For those that worry about a manual thumb safety and whether they would remember to take it off in a self defense situation, if you train with it every time you handle the gun, it will be ingrained, too. For example,at the range you can practice engaging the safety every time you're off target, and disengaging it when you go on target. Some people might tend not to use the safety at the range but it's good practice if you do.

I found I had practiced that enough that when I took some more advanced training courses, the safety was always in the proper position for the situation without having to consciously think about it. Always engaged when off target and disengaged when actually on the target.

Skribs
July 5, 2012, 02:17 PM
For those that worry about a manual thumb safety and whether they would remember to take it off in a self defense situation, if you train with it every time you handle the gun, it will be ingrained, too. For example,at the range you can practice engaging the safety every time you're off target, and disengaging it when you go on target. Some people might tend not to use the safety at the range but it's good practice if you do.

Heh, I'm in the boat you speak of here. Not that I think it would be an issue, I just figured it would be one less thing to commit to muscle memory. It's why I choose handguns that don't require one.

T Bran
July 5, 2012, 02:38 PM
It really is kinda funny I even catch myself strait fingering my air tools out of habit.
Guess once it gels in your brain it carries over into lots of different things in your life.

230RN
July 5, 2012, 04:49 PM
^
Heh. I'm the same way with electric drills and soldering guns and the like. Every once in a while I realize I'm doing it and grin to myself. I even do that with staple guns even though it's pointless because your other three fingers are still on the "trigger!"

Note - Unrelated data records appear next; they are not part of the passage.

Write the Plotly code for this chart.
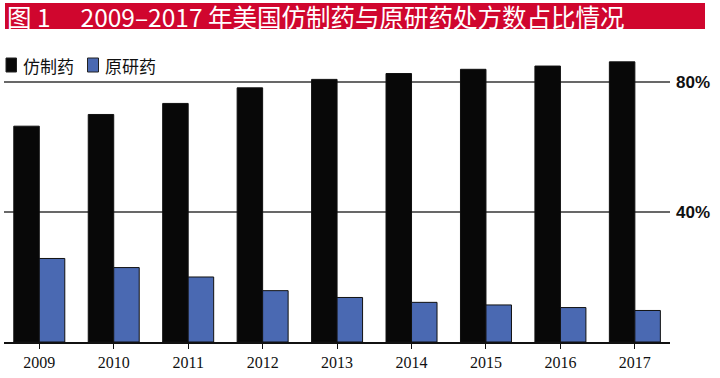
import plotly.graph_objects as go

years = ["2009", "2010", "2011", "2012", "2013", "2014", "2015", "2016", "2017"]
generic = [66.4, 70.0, 73.4, 78.2, 80.8, 82.6, 83.9, 84.9, 86.2]
brand = [25.7, 22.9, 20.0, 15.8, 13.7, 12.2, 11.4, 10.6, 9.7]
series_names = ["仿制药", "原研药"]
y_ticks = [40, 80]
y_tick_labels = ["40%", "80%"]
title_text = "图 1\u3000 2009\u20132017 年美国仿制药与原研药处方数占比情况"

BLACK = "#080808"
BLUE = "#4a69b2"
RED = "#d0062e"
CJK = "Noto Sans CJK SC, Noto Sans, sans-serif"

W, H = 720, 378
ML, MR, MT, MB = 4, 50, 55, 36

fig = go.Figure()
fig.add_trace(go.Bar(x=years, y=generic, name=series_names[0],
                     marker=dict(color=BLACK, line=dict(color="#111111", width=1))))
fig.add_trace(go.Bar(x=years, y=brand, name=series_names[1],
                     marker=dict(color=BLUE, line=dict(color="#111111", width=1))))


def ax(xp):
    return (xp - ML) / (W - ML - MR)


def ay(yp):
    return (H - MB - yp) / (H - MT - MB)


shapes = [
    dict(type="rect", xref="paper", yref="paper",
         x0=ax(5), x1=ax(705), y0=ay(29), y1=ay(3),
         fillcolor=RED, line=dict(width=0), layer="above"),
]
for x0, x1, col in [(6, 16.5, BLACK), (87.5, 98.5, BLUE)]:
    shapes.append(dict(type="rect", xref="paper", yref="paper",
                       x0=ax(x0), x1=ax(x1), y0=ay(72), y1=ay(58),
                       fillcolor=col, line=dict(color="#222222", width=1)))

annotations = [
    dict(text=title_text, xref="paper", yref="paper", x=ax(5), y=ay(16),
         xanchor="left", yanchor="middle", showarrow=False,
         font=dict(family=CJK, size=24.5, color="white")),
    dict(text=series_names[0], xref="paper", yref="paper", x=ax(21), y=ay(65),
         xanchor="left", yanchor="middle", showarrow=False,
         font=dict(family=CJK, size=17, color="#111111")),
    dict(text=series_names[1], xref="paper", yref="paper", x=ax(103), y=ay(65),
         xanchor="left", yanchor="middle", showarrow=False,
         font=dict(family=CJK, size=17, color="#111111")),
]

fig.update_layout(
    width=W, height=H,
    margin=dict(l=ML, r=MR, t=MT, b=MB, pad=0),
    paper_bgcolor="white", plot_bgcolor="white",
    barmode="group", bargap=0.315, bargroupgap=0,
    showlegend=False,
    shapes=shapes, annotations=annotations,
    xaxis=dict(range=[-0.474, 8.472], showgrid=False, showline=True,
               linecolor="#111111", linewidth=1.5, ticks="outside", ticklen=5,
               tickcolor="#111111", tickwidth=1,
               tickfont=dict(family="Liberation Serif, Times New Roman, serif", size=16, color="#111111"),
               fixedrange=True, automargin=False),
    yaxis=dict(range=[0, 88.3], side="right", tickvals=y_ticks, ticktext=y_tick_labels,
               showgrid=True, gridcolor="#686868", gridwidth=1.5, zeroline=False,
               showline=False, ticks="", ticklabelstandoff=5,
               tickfont=dict(family="Liberation Sans, Arial, sans-serif",
                             size=17, color="#111111", weight="bold"),
               fixedrange=True, automargin=False),
)

fig.write_html("out.html", config={"displayModeBar": False},
               post_script="document.body.style.margin='0';document.body.style.padding='0';")
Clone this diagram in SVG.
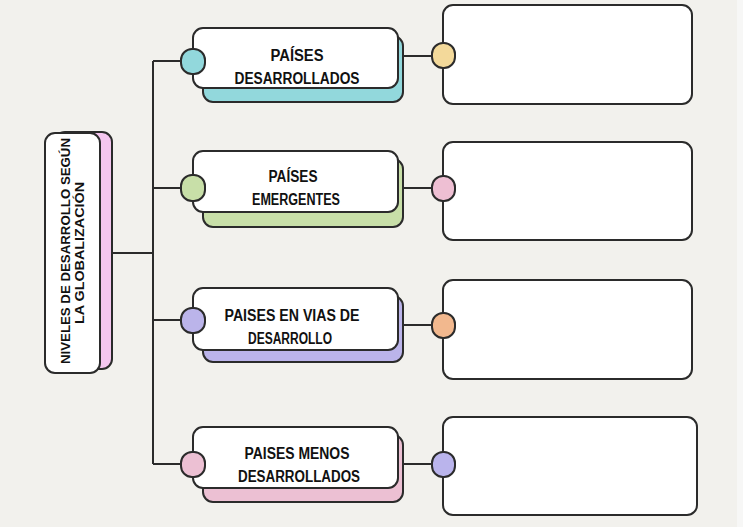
<svg xmlns="http://www.w3.org/2000/svg" width="743" height="527" viewBox="0 0 743 527">
<style>
.bg{fill:#f2f1ed}
.w{fill:#ffffff;stroke:#2b2b2b;stroke-width:2}
.sh{stroke:#2b2b2b;stroke-width:2}
.dot{stroke:#2b2b2b;stroke-width:2}
.ln{fill:none;stroke:#2b2b2b;stroke-width:2}
.t{font-family:"Liberation Sans",Arial,sans-serif;font-weight:bold;font-size:16px;fill:#111;text-anchor:middle}
.tm{font-family:"Liberation Sans",Arial,sans-serif;font-weight:bold;font-size:13px;fill:#111;text-anchor:middle}
</style>
<rect class="bg" x="0" y="0" width="743" height="527"/>
<rect x="737" y="0" width="6" height="527" fill="#f7f7f6"/>
<g id="connectors">
<path class="ln" d="M112 253 H153 M153 61 V464 M153 61 H183 M153 188 H183 M153 320 H183 M153 464 H183"/>
<path class="ln" d="M398 56 H434 M398 188 H434 M398 325 H434 M398 464 H434"/>
</g>
<g id="main">
<rect class="sh" x="55" y="132" width="57" height="237" rx="10" fill="#f4c6ef"/>
<rect class="w" x="45" y="133" width="55" height="240" rx="10"/>
<text class="tm" transform="translate(70 251) rotate(-90)" textLength="226" lengthAdjust="spacingAndGlyphs">NIVELES DE DESARROLLO SEGÚN</text>
<text class="tm" transform="translate(84 253) rotate(-90)" textLength="142" lengthAdjust="spacingAndGlyphs">LA GLOBALIZACIÓN</text>
</g>
<g id="n1">
<rect class="sh" x="203" y="36" width="200" height="66" rx="10" fill="#92d8dc"/>
<rect class="w" x="193" y="28" width="205" height="60" rx="10"/>
<rect class="dot" x="181" y="49" width="24" height="25" rx="11" fill="#92d8dc"/>
<text class="t" x="297" y="61" textLength="53" lengthAdjust="spacingAndGlyphs">PAÍSES</text>
<text class="t" x="297" y="84" textLength="125" lengthAdjust="spacingAndGlyphs">DESARROLLADOS</text>
</g>
<g id="n2">
<rect class="sh" x="203" y="159" width="200" height="68" rx="10" fill="#c8dfa8"/>
<rect class="w" x="193" y="151" width="205" height="61" rx="10"/>
<rect class="dot" x="181" y="175" width="24" height="26" rx="11" fill="#c8dfa8"/>
<text class="t" x="293" y="182" textLength="49" lengthAdjust="spacingAndGlyphs">PAÍSES</text>
<text class="t" x="296" y="205" textLength="88" lengthAdjust="spacingAndGlyphs">EMERGENTES</text>
</g>
<g id="n3">
<rect class="sh" x="203" y="296" width="200" height="66" rx="10" fill="#bbb4ea"/>
<rect class="w" x="193" y="288" width="205" height="62" rx="10"/>
<rect class="dot" x="181" y="308" width="24" height="25" rx="11" fill="#bbb4ea"/>
<text class="t" x="292" y="321" textLength="135" lengthAdjust="spacingAndGlyphs">PAISES EN VIAS DE</text>
<text class="t" x="290" y="344" textLength="84" lengthAdjust="spacingAndGlyphs">DESARROLLO</text>
</g>
<g id="n4">
<rect class="sh" x="203" y="435" width="200" height="67" rx="10" fill="#ecc0d3"/>
<rect class="w" x="193" y="427" width="205" height="61" rx="10"/>
<rect class="dot" x="181" y="452" width="24" height="25" rx="11" fill="#ecc0d3"/>
<text class="t" x="297" y="459" textLength="105" lengthAdjust="spacingAndGlyphs">PAISES MENOS</text>
<text class="t" x="299" y="482" textLength="122" lengthAdjust="spacingAndGlyphs">DESARROLLADOS</text>
</g>
<g id="r1">
<rect class="w" x="443" y="5" width="249" height="99" rx="10"/>
<rect class="dot" x="432" y="43" width="23" height="25" rx="11" fill="#f3d99a"/>
</g>
<g id="r2">
<rect class="w" x="443" y="142" width="249" height="98" rx="10"/>
<rect class="dot" x="432" y="176" width="23" height="25" rx="11" fill="#eebfd3"/>
</g>
<g id="r3">
<rect class="w" x="443" y="280" width="249" height="99" rx="10"/>
<rect class="dot" x="432" y="313" width="23" height="25" rx="11" fill="#f2b88e"/>
</g>
<g id="r4">
<rect class="w" x="443" y="417" width="254" height="98" rx="10"/>
<rect class="dot" x="432" y="452" width="23" height="25" rx="11" fill="#bab4ec"/>
</g>
</svg>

Years ago my older brother and I used to go to Coney Island and one of our fun things was the shooting galleries with real (gallery) ammo. I remember the .22s were tube magazines, filled by the carney from other tubes he had pre-loaded for the customers. The guns were chained down so you could not swing them around toward the public.

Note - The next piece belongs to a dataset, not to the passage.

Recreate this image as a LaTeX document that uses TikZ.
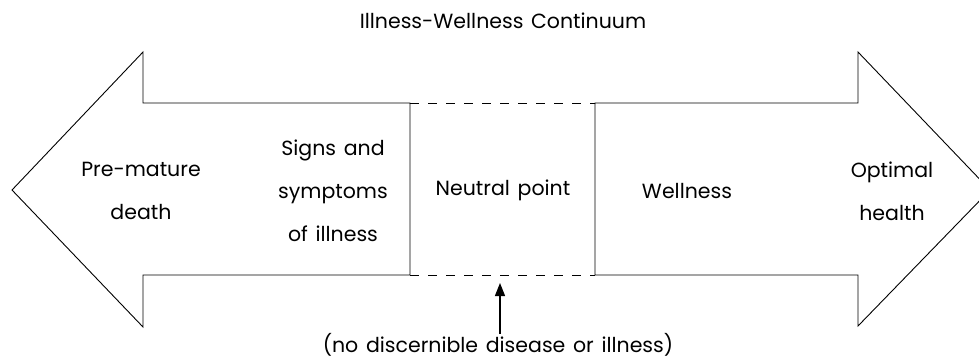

The sights were always off. He taught me to take a couple of shots around the targets until we hit one, then remember how to hold off to make hits. We'd blow the first magazines each getting the Kentucky Windage and Kentucy Elevationage, and then proceed to clean up on Kewpie dolls and the other crappy prizes they offered. Usually after two or three mags full each, the carney would stop us from shooting. I was great at knocking down the chain of ducks they had moving across the backstop. Ping ping ping, one right after the other.

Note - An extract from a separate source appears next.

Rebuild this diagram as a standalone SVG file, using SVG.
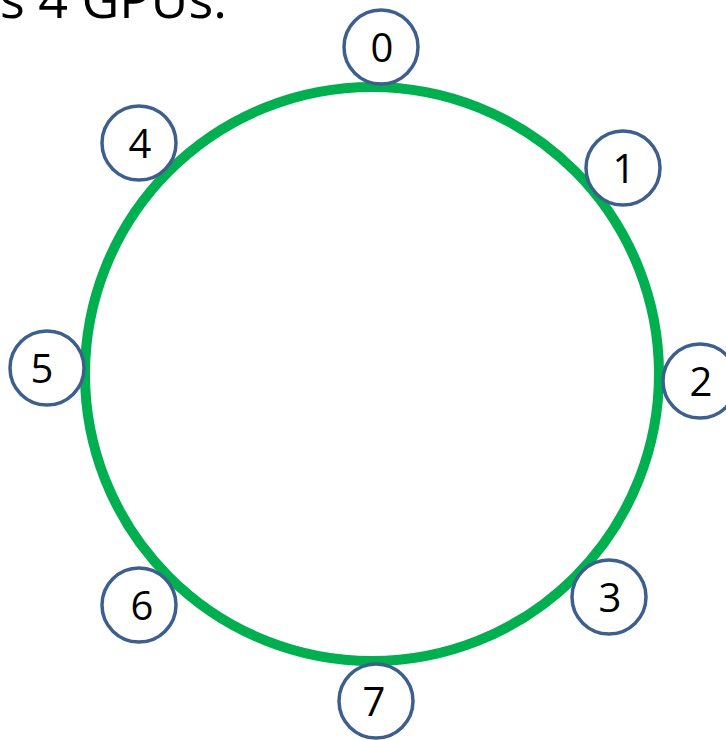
<svg xmlns="http://www.w3.org/2000/svg" width="726" height="740" viewBox="0 0 726 740">
<style>
.node circle{fill:#ffffff;stroke:#3D5F8E;stroke-width:3.5}
.node text{font-family:"Open Sans","Liberation Sans",sans-serif;font-size:40px;fill:#000;text-anchor:middle}
.ring{fill:none;stroke:#00B050;stroke-width:10}
.title{font-family:"Open Sans","Liberation Sans",sans-serif;font-size:52px;fill:#000}
</style>
<rect width="726" height="740" fill="#ffffff"/>
<text class="title" x="0" y="18">s 4 GPUs.</text>
<g id="connectors">
<circle class="ring" cx="372" cy="374" r="287"/>
</g>
<g id="node0" class="node"><circle cx="381" cy="47" r="37"/><text x="382" y="62">0</text></g>
<g id="node1" class="node"><circle cx="623" cy="168" r="37"/><text x="624" y="183">1</text></g>
<g id="node2" class="node"><circle cx="700" cy="381" r="37"/><text x="701" y="396">2</text></g>
<g id="node3" class="node"><circle cx="609" cy="597" r="37"/><text x="610" y="612">3</text></g>
<g id="node4" class="node"><circle cx="139" cy="143" r="37"/><text x="140" y="158">4</text></g>
<g id="node5" class="node"><circle cx="47" cy="368" r="37"/><text x="42" y="383">5</text></g>
<g id="node6" class="node"><circle cx="139" cy="605" r="37"/><text x="142" y="620">6</text></g>
<g id="node7" class="node"><circle cx="376" cy="701" r="37"/><text x="374" y="716">7</text></g>
</svg>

Terry, "Living Historian," 230RN

CWL
July 5, 2012, 07:10 PM
If anyone trains & practices regularly on where to keep trigger finger, muscle memory makes this your standard manual of arms location until ready to fire.

skeeziks
July 5, 2012, 07:18 PM
A buck to play a video game ???
The last time I played one it cost .25 cents. ~ :)

Trunk Monkey
July 5, 2012, 07:46 PM
A buck?

I remember when those games were a quarter

HDCamel
July 5, 2012, 08:36 PM
Skeeziks, Trunk Monkey,

There are still games that cost a quarter to play, but a Time Crisis cab is a $5k-$7k investment for whoever bought it depending on which version and the condition of the machine.

On-topic:
I actually straight finger my PS3 controller when I'm playing a shooter.

TimboKhan
July 5, 2012, 11:02 PM
Uh...

Interesting, but I can easily predict that this is going to go down quickly with spiderman reviews and discussions about deagles and pwning.

Interesting point and good responses, but I think every thing that can be said on this one has been said.